Under President Obama’s first term, gold reached its highest nominal price in history at approximately $1,920 an ounce. This was a lofty level for gold, but it was still below the inflation-adjusted record of $2,300 achieved under Jimmy Carter. However, with Obama being chosen for a second term, history suggests that it may not be too long before gold breaks this record as well. The Real Asset Company points out that gold often performs even better during a president’s second term, regardless of the party. George Bush Jr. takes the cake with an 89 percent surge in gold prices during his second term, compared to a 25 percent increase in his first term. Ronald Reagan and Bill Clinton both saw gold prices decline in their first terms, but the precious metal rebounded in their second terms with gains of 28 percent and 5 percent, respectively.
Gold is currently below its historic nominal high, but it is still sitting on impressive gains since Obama first took office. Between January 2009 and Election Day 2012, gold prices have doubled. If the precious metal duplicates anywhere near this success for Obama’s second term, investors will be looking at gold prices above $3,000. This may seem crazy or unlikely to some, but $1,000 gold prices were barely a thought back when it was trading at $250 an ounce just a decade ago. Silver has also enjoyed a meteoric rise over Obama’s first term, with its price nearly tripling. In fact, silver is the best performing major financial asset in the market over the past four years, with gold coming in second.
Although it is interesting to view financial markets in terms of political parties, investors should not ignore that many factors besides the sitting president influence the price of precious metals. Democrats remain in control of the White House and the Senate, Republicans keep the House, but Ben Bernanke is still in charge of the printing press. The Federal Reserve Chairman has presided over the central bank as its balance sheet has grown to more than a record-breaking $2.8 trillion, thanks to numerous quantitative easing programs. The latest measure, referred to as QE-to-infinity-and-beyond, purchases $40 billion in agency mortgage-backed securities each month, for an unlimited amount of time. If the Fed continues this QE program, along with its Operation Twist program unsterilized, its balance sheet could hit $4 trillion or even $5 trillion within two years.

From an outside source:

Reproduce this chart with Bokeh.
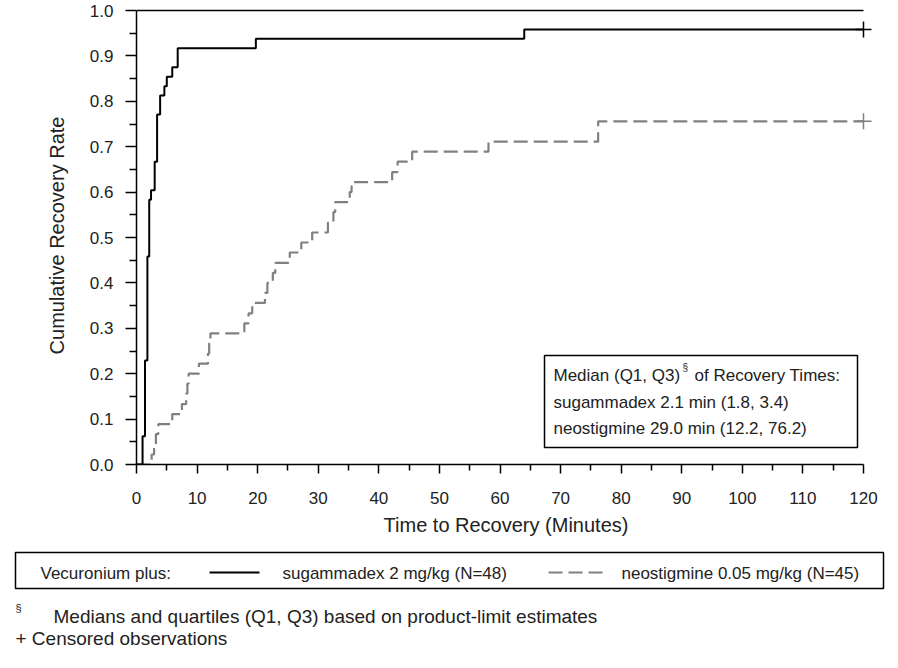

While some believed a Romney victory would have led to a more hawkish Federal Reserve, this was unlikely considering the current financial environment. Central banks all over the world are engaged in currency devaluation methods against each other. Over the last four years, quantitative easing by the U.S., Britain, Europe and Japan central banks have injected $6 trillion of currency into the financial system, and they are showing no signs of slowing down.
In addition quantitative easing programs, precious metals are set to benefit from negative real interest rates, investment and central bank demand, and the need to reduce counter-party risk in a financial system swamped with uncertainty and debt. These factors are not only stronger than the party residing in the White House, but could last longer than the next four years.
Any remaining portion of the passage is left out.